Kansas officials said this week they have talked with Florida detectives and would continue to help if the Florida detectives file an exhumation petition in court.
Hickock and Smith are buried on a gently sloping hill at the Mount Muncie Cemetery in Lansing, Kan. The state of Kansas interred its executed criminals there when their families didn't claim the bodies. There are about 28,000 graves.
Cemetery manager Gene Kirby said the Hickock and Smith graves regularly draw visitors, particularly around the anniversary of the Clutter slayings or when "In Cold Blood" receives media attention.
"We have a fair amount of people come out and ask where they're buried, want to come down and actually see the graves," Kirby said. "If there's anything in the news that kind of piques the interest."
The possibility that the pair was involved in the Florida murderers has been considered since 1960, according to records released by the Sarasota Sheriff's Office.
After Smith and Hickock killed the Clutter family in Holcomb, Kan., on Nov. 15, 1959, they fled to Florida in a stolen car. They were spotted at least a dozen times from Tallahassee to Miami and points in between.
On Dec. 18, the two men checked into a Miami Beach motel and checked out the next day. That day, the Walker family was killed at their home on a ranch in the small community of Osprey about four hours northwest of Miami near Sarasota.
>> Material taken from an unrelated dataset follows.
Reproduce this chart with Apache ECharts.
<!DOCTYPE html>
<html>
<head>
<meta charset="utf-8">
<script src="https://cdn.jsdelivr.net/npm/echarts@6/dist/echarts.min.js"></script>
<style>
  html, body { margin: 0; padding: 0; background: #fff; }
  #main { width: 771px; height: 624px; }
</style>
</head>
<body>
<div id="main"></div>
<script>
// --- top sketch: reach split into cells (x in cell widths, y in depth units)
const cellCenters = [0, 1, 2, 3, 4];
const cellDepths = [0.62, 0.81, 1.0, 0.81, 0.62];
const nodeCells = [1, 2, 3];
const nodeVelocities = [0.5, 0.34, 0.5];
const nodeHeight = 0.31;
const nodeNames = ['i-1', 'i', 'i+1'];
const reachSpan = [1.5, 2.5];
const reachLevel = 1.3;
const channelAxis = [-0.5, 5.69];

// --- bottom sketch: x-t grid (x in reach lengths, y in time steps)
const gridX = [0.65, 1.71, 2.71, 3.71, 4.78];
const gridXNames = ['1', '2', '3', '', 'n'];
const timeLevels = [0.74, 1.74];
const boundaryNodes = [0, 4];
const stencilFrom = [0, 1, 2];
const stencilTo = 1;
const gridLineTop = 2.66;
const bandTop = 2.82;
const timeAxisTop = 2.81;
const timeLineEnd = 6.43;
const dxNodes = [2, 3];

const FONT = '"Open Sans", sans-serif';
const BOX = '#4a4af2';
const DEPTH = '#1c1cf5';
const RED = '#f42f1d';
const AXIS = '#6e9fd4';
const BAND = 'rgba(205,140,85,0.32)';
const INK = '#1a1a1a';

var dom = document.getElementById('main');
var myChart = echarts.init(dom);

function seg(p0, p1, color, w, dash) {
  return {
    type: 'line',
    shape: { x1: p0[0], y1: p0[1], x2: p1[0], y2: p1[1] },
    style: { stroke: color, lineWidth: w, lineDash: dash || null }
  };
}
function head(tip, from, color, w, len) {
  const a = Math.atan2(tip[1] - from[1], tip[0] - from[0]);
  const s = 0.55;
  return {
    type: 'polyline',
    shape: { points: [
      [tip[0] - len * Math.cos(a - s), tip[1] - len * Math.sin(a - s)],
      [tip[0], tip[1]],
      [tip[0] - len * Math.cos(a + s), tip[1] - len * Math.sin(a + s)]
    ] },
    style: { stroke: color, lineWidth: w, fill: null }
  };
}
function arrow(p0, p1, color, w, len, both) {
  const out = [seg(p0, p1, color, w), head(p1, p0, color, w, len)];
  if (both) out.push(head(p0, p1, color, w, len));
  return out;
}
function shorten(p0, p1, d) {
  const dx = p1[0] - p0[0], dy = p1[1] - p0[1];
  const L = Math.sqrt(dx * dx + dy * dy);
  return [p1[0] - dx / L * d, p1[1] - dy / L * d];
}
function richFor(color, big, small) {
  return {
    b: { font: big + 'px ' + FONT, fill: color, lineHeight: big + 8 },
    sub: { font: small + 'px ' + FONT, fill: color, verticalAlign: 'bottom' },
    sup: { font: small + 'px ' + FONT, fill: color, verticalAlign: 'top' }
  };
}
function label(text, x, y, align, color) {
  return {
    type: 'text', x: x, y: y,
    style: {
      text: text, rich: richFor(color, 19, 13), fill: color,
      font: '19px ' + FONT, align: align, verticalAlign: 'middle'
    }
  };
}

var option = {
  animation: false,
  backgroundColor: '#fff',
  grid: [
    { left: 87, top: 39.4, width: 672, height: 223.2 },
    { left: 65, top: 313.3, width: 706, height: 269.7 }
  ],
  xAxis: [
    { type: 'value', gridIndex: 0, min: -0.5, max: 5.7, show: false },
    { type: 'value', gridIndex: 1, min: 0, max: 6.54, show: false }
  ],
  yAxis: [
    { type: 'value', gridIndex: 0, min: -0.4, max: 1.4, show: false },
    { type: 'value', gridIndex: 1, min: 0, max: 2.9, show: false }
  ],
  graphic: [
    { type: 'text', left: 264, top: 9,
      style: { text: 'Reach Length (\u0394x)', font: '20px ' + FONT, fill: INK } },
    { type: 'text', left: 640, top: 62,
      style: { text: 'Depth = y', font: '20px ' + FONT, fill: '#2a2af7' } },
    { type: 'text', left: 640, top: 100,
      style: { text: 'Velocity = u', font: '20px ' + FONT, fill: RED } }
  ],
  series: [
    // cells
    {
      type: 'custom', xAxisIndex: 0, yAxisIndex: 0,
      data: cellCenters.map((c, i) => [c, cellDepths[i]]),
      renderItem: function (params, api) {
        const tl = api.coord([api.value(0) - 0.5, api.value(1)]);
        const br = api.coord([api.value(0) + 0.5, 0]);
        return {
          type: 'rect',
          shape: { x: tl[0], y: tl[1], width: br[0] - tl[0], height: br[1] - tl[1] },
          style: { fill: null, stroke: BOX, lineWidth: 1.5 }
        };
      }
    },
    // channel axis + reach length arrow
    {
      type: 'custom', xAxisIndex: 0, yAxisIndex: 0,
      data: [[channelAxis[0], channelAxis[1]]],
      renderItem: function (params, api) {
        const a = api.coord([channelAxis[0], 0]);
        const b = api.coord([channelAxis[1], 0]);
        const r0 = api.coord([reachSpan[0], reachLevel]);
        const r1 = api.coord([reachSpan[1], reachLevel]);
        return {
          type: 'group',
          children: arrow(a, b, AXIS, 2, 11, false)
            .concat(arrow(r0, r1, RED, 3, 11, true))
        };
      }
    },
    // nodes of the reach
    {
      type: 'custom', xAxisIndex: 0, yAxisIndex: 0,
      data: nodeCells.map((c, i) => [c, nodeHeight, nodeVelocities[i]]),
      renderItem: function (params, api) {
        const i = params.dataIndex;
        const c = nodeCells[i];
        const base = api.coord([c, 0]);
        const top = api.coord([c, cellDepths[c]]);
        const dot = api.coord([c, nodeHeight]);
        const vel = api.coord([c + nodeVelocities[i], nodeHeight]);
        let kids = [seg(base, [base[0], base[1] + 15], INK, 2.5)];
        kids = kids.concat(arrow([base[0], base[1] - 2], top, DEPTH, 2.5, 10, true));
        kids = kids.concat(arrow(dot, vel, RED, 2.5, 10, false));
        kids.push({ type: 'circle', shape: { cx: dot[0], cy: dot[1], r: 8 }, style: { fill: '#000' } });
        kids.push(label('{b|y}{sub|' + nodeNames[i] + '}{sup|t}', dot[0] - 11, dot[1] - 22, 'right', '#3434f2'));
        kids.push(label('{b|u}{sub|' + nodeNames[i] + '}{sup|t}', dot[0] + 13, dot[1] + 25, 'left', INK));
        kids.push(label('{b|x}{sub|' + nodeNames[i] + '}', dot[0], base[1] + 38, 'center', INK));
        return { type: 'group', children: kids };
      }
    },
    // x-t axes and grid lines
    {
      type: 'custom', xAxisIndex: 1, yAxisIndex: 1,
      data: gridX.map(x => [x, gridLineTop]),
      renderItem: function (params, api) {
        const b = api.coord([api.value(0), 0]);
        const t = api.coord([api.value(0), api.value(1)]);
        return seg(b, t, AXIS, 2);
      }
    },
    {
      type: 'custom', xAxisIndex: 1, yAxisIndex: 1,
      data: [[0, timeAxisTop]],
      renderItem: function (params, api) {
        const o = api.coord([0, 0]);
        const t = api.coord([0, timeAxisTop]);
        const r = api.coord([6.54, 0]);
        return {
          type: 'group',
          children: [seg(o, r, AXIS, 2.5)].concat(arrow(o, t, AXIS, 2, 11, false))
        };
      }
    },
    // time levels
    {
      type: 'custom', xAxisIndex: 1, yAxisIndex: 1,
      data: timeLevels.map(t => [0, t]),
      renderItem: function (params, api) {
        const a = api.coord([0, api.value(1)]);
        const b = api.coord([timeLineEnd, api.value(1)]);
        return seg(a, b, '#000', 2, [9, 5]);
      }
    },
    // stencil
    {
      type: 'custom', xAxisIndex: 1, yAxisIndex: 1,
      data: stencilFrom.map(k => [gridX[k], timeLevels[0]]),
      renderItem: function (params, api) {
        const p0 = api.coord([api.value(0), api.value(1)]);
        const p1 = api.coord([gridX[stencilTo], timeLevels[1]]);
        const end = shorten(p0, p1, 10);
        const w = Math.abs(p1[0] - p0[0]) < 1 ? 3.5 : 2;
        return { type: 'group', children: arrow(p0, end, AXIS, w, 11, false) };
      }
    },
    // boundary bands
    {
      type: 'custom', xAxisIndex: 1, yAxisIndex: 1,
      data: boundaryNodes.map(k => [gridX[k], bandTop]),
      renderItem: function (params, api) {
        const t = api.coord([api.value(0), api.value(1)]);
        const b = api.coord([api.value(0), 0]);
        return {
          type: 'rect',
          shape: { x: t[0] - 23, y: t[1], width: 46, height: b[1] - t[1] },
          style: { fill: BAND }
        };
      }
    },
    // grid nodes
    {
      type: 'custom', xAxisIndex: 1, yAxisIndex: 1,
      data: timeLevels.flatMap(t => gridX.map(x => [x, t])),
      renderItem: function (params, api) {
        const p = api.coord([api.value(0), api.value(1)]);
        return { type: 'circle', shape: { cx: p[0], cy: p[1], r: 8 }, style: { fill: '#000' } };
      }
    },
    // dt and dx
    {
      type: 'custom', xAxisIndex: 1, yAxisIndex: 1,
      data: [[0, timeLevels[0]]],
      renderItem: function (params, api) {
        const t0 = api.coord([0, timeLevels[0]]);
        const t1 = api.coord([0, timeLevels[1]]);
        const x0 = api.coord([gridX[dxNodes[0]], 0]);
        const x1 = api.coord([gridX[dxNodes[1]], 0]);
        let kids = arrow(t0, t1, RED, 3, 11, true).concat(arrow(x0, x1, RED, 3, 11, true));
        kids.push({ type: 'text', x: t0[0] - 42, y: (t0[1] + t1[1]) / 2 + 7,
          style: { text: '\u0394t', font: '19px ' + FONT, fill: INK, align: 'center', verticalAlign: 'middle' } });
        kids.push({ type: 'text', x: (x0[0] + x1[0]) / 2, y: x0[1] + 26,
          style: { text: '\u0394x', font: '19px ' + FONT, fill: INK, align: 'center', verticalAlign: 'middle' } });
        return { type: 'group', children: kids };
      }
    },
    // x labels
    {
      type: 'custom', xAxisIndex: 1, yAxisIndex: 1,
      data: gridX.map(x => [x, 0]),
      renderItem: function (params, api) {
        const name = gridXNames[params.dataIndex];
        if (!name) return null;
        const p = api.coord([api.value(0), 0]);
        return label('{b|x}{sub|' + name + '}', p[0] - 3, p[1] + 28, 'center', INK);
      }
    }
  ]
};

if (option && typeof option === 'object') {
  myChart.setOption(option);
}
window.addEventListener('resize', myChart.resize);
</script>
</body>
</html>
Cliff Walker was shot to death and his wife was beaten, raped and then shot. Three-year-old Jimmie was shot to death and his 2-year-old sister was shot and drowned in a bathtub. The gruesome scene days before Christmas shocked investigators. News stories at the time noted that there were gifts around the tree.
At some point on the same day, Smith and Hickock bought items at a Sarasota department store. On Dec. 21, witnesses say they spoke with Smith and Hickock in Tallahassee.
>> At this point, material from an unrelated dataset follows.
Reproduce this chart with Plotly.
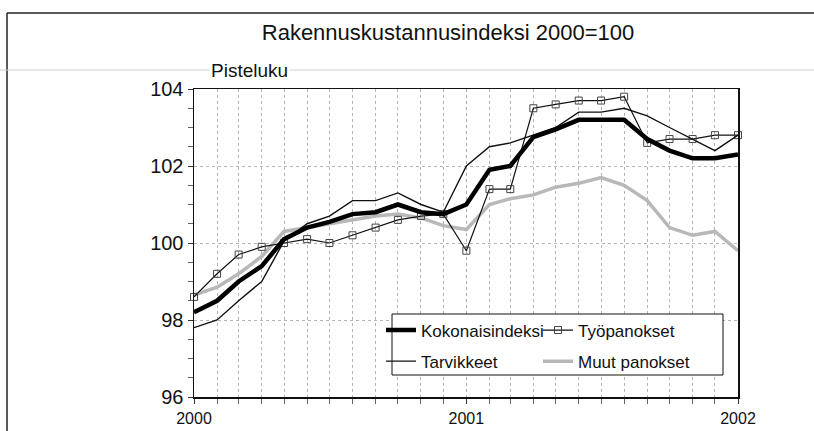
import plotly.graph_objects as go

months = ["2000-01", "2000-02", "2000-03", "2000-04", "2000-05", "2000-06",
          "2000-07", "2000-08", "2000-09", "2000-10", "2000-11", "2000-12",
          "2001-01", "2001-02", "2001-03", "2001-04", "2001-05", "2001-06",
          "2001-07", "2001-08", "2001-09", "2001-10", "2001-11", "2001-12",
          "2002-01"]

kokonaisindeksi = [98.2, 98.5, 99.0, 99.4, 100.1, 100.4, 100.55, 100.75, 100.8, 101.0,
                   100.8, 100.75, 101.0, 101.9, 102.0, 102.75, 102.95, 103.2, 103.2, 103.2,
                   102.7, 102.4, 102.2, 102.2, 102.3]
tarvikkeet = [97.8, 98.0, 98.5, 99.0, 100.05, 100.5, 100.7, 101.1, 101.1, 101.3,
              101.0, 100.8, 102.0, 102.5, 102.6, 102.8, 103.0, 103.4, 103.4, 103.5,
              103.3, 103.0, 102.7, 102.4, 102.8]
tyopanokset = [98.6, 99.2, 99.7, 99.9, 100.0, 100.1, 100.0, 100.2, 100.4, 100.6,
               100.7, 100.75, 99.8, 101.4, 101.4, 103.5, 103.6, 103.7, 103.7, 103.8,
               102.6, 102.7, 102.7, 102.8, 102.8]
muut_panokset = [98.65, 98.85, 99.2, 99.65, 100.3, 100.4, 100.5, 100.6, 100.7, 100.75,
                 100.65, 100.45, 100.35, 101.0, 101.15, 101.25, 101.45, 101.55, 101.7, 101.5,
                 101.1, 100.4, 100.2, 100.3, 99.8]

year_ticks = ["2000-01-01", "2001-01-01", "2002-01-01"]
year_labels = ["2000", "2001", "2002"]
y_ticks = [96, 98, 100, 102, 104]

FONT = "Liberation Sans, Arial, sans-serif"

W, H = 814, 431
L, R, T, B = 194, 738, 89, 397


def px_x(p):
    return (p - L) / (R - L)


def px_y(p):
    return (B - p) / (B - T)


fig = go.Figure()
fig.add_trace(go.Scatter(x=months, y=muut_panokset, name="Muut panokset", mode="lines",
                         line=dict(color="#b8b8b8", width=3.5), legend="legend2",
                         legendgroup="d", legendrank=2, cliponaxis=False))
fig.add_trace(go.Scatter(x=months, y=tyopanokset, name="Työpanokset", mode="lines+markers",
                         line=dict(color="#111111", width=1.2),
                         marker=dict(symbol="square-open", size=7, color="#444444",
                                     line=dict(width=1)),
                         legend="legend2", legendgroup="b", legendrank=1, cliponaxis=False))
fig.add_trace(go.Scatter(x=months, y=tarvikkeet, name="Tarvikkeet", mode="lines",
                         line=dict(color="#111111", width=1.4), legend="legend",
                         legendgroup="c", legendrank=2, cliponaxis=False))
fig.add_trace(go.Scatter(x=months, y=kokonaisindeksi, name="Kokonaisindeksi", mode="lines",
                         line=dict(color="#000000", width=4.5), legend="legend",
                         legendgroup="a", legendrank=1, cliponaxis=False))

legend_common = dict(orientation="v", xanchor="left", yanchor="top",
                     borderwidth=0, bgcolor="rgba(0,0,0,0)",
                     font=dict(size=17, color="#111111"), itemwidth=30,
                     tracegroupgap=6, traceorder="grouped")

fig.update_layout(
    width=W, height=H,
    margin=dict(l=L, r=W - R, t=T, b=H - B, pad=0, autoexpand=False),
    paper_bgcolor="white", plot_bgcolor="white",
    font=dict(family=FONT, color="#111111"),
    title=dict(text="Rakennuskustannusindeksi 2000=100", font=dict(size=22, color="#111111"),
               xref="container", x=448 / W, xanchor="center",
               yref="container", y=1 - 32 / H, yanchor="middle"),
    showlegend=True,
    legend=dict(x=px_x(381), y=px_y(312.5), **legend_common),
    legend2=dict(x=px_x(538), y=px_y(312.5), **legend_common),
    xaxis=dict(type="date", range=["2000-01-01", "2002-01-01"],
               tickvals=year_ticks, ticktext=year_labels, automargin=False,
               tickfont=dict(size=16), ticks="outside", ticklen=5, tickcolor="#333333",
               ticklabelstandoff=1,
               showgrid=True, gridcolor="#ababab", griddash="dot", gridwidth=1,
               minor=dict(dtick="M1", tick0="2000-01-01", ticks="outside", ticklen=5,
                          tickcolor="#666666", showgrid=True, gridcolor="#b4b4b4",
                          griddash="dot", gridwidth=1),
               showline=True, linecolor="#111111", linewidth=1.5, mirror=True,
               zeroline=False, fixedrange=True),
    yaxis=dict(range=[96, 104], tickvals=y_ticks, automargin=False,
               tickfont=dict(size=20), ticks="outside", ticklen=5, tickcolor="#333333",
               showgrid=True, gridcolor="#b4b4b4", griddash="dot", gridwidth=1,
               minor=dict(dtick=0.5, tick0=96, ticks="outside", ticklen=5,
                          tickcolor="#666666", showgrid=False),
               showline=True, linecolor="#111111", linewidth=1.5, mirror=True,
               zeroline=False, fixedrange=True, ticklabelstandoff=0),
    shapes=[
        dict(type="line", xref="paper", yref="paper",
             x0=px_x(7), x1=px_x(814), y0=px_y(13), y1=px_y(13),
             line=dict(color="#222222", width=1.5), layer="below"),
        dict(type="line", xref="paper", yref="paper",
             x0=px_x(7), x1=px_x(7), y0=px_y(13), y1=px_y(431),
             line=dict(color="#222222", width=1.5), layer="below"),
        dict(type="line", xref="paper", yref="paper",
             x0=px_x(0), x1=px_x(814), y0=px_y(70), y1=px_y(70),
             line=dict(color="#d0d0d0", width=1), layer="below"),
        dict(type="rect", xref="paper", yref="paper",
             x0=px_x(392), x1=px_x(723), y0=px_y(375), y1=px_y(314),
             line=dict(color="#111111", width=1), fillcolor="white", layer="above"),
    ],
    annotations=[
        dict(text="Pisteluku", xref="paper", yref="paper", x=px_x(209), y=px_y(71),
             xanchor="left", yanchor="middle", showarrow=False,
             font=dict(size=19, color="#111111"), bgcolor="white"),
    ],
)

fig.write_html("out.html",
               config={"displayModeBar": False, "staticPlot": True},
               post_script="document.body.style.margin='0';"
                           "document.body.style.overflow='hidden';")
McGath said the Walkers had been considering buying a 1956 Chevy Bel Air, which was the kind of car Smith and Hickock had stolen and were driving through Florida. McGath thinks that somehow, the Walkers and the killers met because of the car.
The detective found witness statements — and talked to people who are still alive — who said they saw Smith and Hickock in the Sarasota area around the time of the Walker murders. One witness said the taller of the two men had a scratched-up face.
The pair was later arrested in Las Vegas and a polygraph test cleared them of the Walker murders. But in 1987, a polygraph expert said those tests in the early 1960s were worthless.
Authorities said the Walkers still have some living relatives both in and outside of Florida but declined to give names. McGath has been the one leading the effort to find their killers.
She hopes the DNA will prove that Smith and Hickock killed the Walker family so the community can have closure, and so the dozens of people falsely accused over the years as suspects in the case can finally have peace of mind.
Kirby said it's likely that only bones remain in the Kansas coffins.
"In this case, it's going to require a backhoe," he said. "Especially with the drought we had this year, the ground is going to be extremely hard."
Kirby hopes that if an exhumation occurs, officials will be able to get the material they need by simply opening the coffin on site, without full removal. He was also concerned about the timing of any exhumation, because relatives visit other graves and decorate them around Christmas.